- **Brief**: Will you transcribe all the entries word for word, skipping the pictures they hold?

- **Records provided**:
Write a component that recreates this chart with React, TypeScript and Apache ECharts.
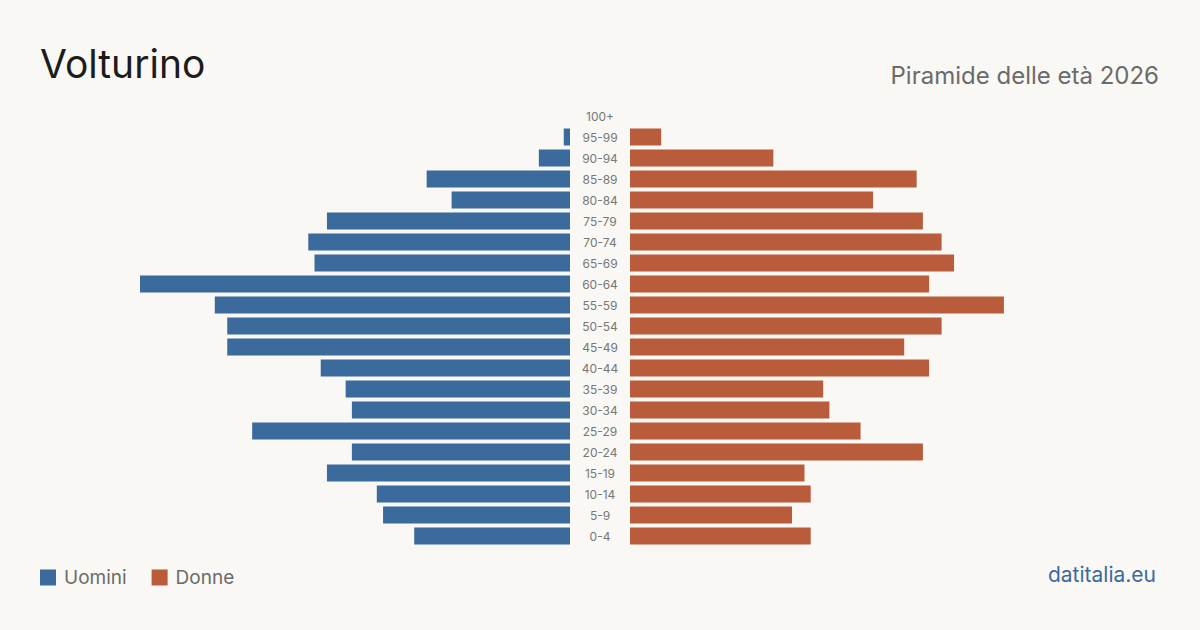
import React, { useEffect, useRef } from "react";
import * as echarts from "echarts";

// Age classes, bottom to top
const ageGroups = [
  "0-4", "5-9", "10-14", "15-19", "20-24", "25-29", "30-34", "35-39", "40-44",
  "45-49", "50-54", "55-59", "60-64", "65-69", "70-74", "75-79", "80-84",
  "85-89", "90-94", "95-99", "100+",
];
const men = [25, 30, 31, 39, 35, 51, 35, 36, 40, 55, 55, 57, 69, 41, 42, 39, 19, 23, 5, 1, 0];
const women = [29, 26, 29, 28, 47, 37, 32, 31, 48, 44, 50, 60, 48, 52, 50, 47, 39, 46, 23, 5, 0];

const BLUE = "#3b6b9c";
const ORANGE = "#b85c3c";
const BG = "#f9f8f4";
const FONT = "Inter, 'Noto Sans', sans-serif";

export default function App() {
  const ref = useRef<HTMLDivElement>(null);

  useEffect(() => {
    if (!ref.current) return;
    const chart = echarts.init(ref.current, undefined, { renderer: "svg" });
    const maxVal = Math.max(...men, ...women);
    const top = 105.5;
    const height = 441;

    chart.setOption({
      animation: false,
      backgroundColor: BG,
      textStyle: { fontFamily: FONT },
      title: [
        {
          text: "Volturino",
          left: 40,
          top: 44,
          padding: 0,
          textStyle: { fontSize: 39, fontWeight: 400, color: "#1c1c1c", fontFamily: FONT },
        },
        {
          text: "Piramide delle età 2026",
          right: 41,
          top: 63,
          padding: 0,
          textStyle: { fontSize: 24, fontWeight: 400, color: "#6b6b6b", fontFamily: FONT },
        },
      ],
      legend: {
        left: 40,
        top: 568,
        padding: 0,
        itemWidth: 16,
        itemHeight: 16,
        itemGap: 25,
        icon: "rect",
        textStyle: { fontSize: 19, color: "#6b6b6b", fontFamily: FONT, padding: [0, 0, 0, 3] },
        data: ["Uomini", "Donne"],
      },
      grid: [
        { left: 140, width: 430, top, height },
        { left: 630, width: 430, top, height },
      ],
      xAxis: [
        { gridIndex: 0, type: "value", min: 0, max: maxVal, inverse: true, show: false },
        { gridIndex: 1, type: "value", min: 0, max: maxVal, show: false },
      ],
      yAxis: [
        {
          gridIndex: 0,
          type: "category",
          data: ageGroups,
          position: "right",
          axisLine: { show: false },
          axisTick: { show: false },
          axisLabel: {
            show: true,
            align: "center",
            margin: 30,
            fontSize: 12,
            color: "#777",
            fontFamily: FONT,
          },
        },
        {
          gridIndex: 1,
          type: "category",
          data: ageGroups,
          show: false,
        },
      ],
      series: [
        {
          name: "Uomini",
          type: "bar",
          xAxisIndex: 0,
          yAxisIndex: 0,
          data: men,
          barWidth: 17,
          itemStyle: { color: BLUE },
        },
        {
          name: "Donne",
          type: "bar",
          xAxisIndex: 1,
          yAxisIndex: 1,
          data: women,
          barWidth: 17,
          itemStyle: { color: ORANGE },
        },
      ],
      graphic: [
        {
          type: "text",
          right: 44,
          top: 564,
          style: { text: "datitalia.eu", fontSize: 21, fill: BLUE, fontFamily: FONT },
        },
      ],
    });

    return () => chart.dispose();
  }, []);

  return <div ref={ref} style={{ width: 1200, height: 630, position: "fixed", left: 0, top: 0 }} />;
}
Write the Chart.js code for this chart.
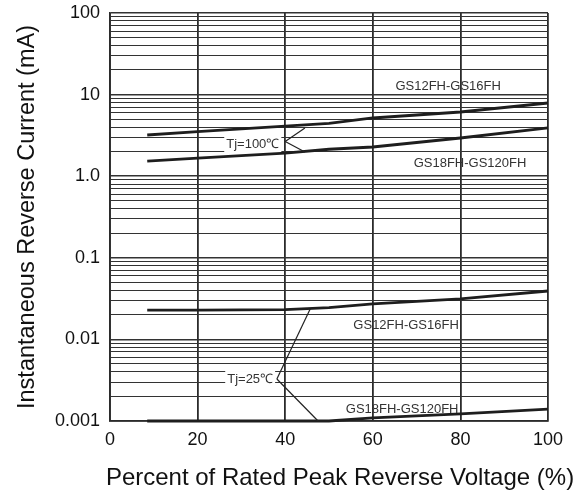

- **Solution for this task**:
Write a component that recreates this chart with React, TypeScript and Apache ECharts.
import React, { useEffect, useRef } from "react";
import * as echarts from "echarts";

// Age classes, bottom to top
const ageGroups = [
  "0-4", "5-9", "10-14", "15-19", "20-24", "25-29", "30-34", "35-39", "40-44",
  "45-49", "50-54", "55-59", "60-64", "65-69", "70-74", "75-79", "80-84",
  "85-89", "90-94", "95-99", "100+",
];
const men = [25, 30, 31, 39, 35, 51, 35, 36, 40, 55, 55, 57, 69, 41, 42, 39, 19, 23, 5, 1, 0];
const women = [29, 26, 29, 28, 47, 37, 32, 31, 48, 44, 50, 60, 48, 52, 50, 47, 39, 46, 23, 5, 0];

const BLUE = "#3b6b9c";
const ORANGE = "#b85c3c";
const BG = "#f9f8f4";
const FONT = "Inter, 'Noto Sans', sans-serif";

export default function App() {
  const ref = useRef<HTMLDivElement>(null);

  useEffect(() => {
    if (!ref.current) return;
    const chart = echarts.init(ref.current, undefined, { renderer: "svg" });
    const maxVal = Math.max(...men, ...women);
    const top = 105.5;
    const height = 441;

    chart.setOption({
      animation: false,
      backgroundColor: BG,
      textStyle: { fontFamily: FONT },
      title: [
        {
          text: "Volturino",
          left: 40,
          top: 44,
          padding: 0,
          textStyle: { fontSize: 39, fontWeight: 400, color: "#1c1c1c", fontFamily: FONT },
        },
        {
          text: "Piramide delle età 2026",
          right: 41,
          top: 63,
          padding: 0,
          textStyle: { fontSize: 24, fontWeight: 400, color: "#6b6b6b", fontFamily: FONT },
        },
      ],
      legend: {
        left: 40,
        top: 568,
        padding: 0,
        itemWidth: 16,
        itemHeight: 16,
        itemGap: 25,
        icon: "rect",
        textStyle: { fontSize: 19, color: "#6b6b6b", fontFamily: FONT, padding: [0, 0, 0, 3] },
        data: ["Uomini", "Donne"],
      },
      grid: [
        { left: 140, width: 430, top, height },
        { left: 630, width: 430, top, height },
      ],
      xAxis: [
        { gridIndex: 0, type: "value", min: 0, max: maxVal, inverse: true, show: false },
        { gridIndex: 1, type: "value", min: 0, max: maxVal, show: false },
      ],
      yAxis: [
        {
          gridIndex: 0,
          type: "category",
          data: ageGroups,
          position: "right",
          axisLine: { show: false },
          axisTick: { show: false },
          axisLabel: {
            show: true,
            align: "center",
            margin: 30,
            fontSize: 12,
            color: "#777",
            fontFamily: FONT,
          },
        },
        {
          gridIndex: 1,
          type: "category",
          data: ageGroups,
          show: false,
        },
      ],
      series: [
        {
          name: "Uomini",
          type: "bar",
          xAxisIndex: 0,
          yAxisIndex: 0,
          data: men,
          barWidth: 17,
          itemStyle: { color: BLUE },
        },
        {
          name: "Donne",
          type: "bar",
          xAxisIndex: 1,
          yAxisIndex: 1,
          data: women,
          barWidth: 17,
          itemStyle: { color: ORANGE },
        },
      ],
      graphic: [
        {
          type: "text",
          right: 44,
          top: 564,
          style: { text: "datitalia.eu", fontSize: 21, fill: BLUE, fontFamily: FONT },
        },
      ],
    });

    return () => chart.dispose();
  }, []);

  return <div ref={ref} style={{ width: 1200, height: 630, position: "fixed", left: 0, top: 0 }} />;
}
Write the Chart.js code for this chart.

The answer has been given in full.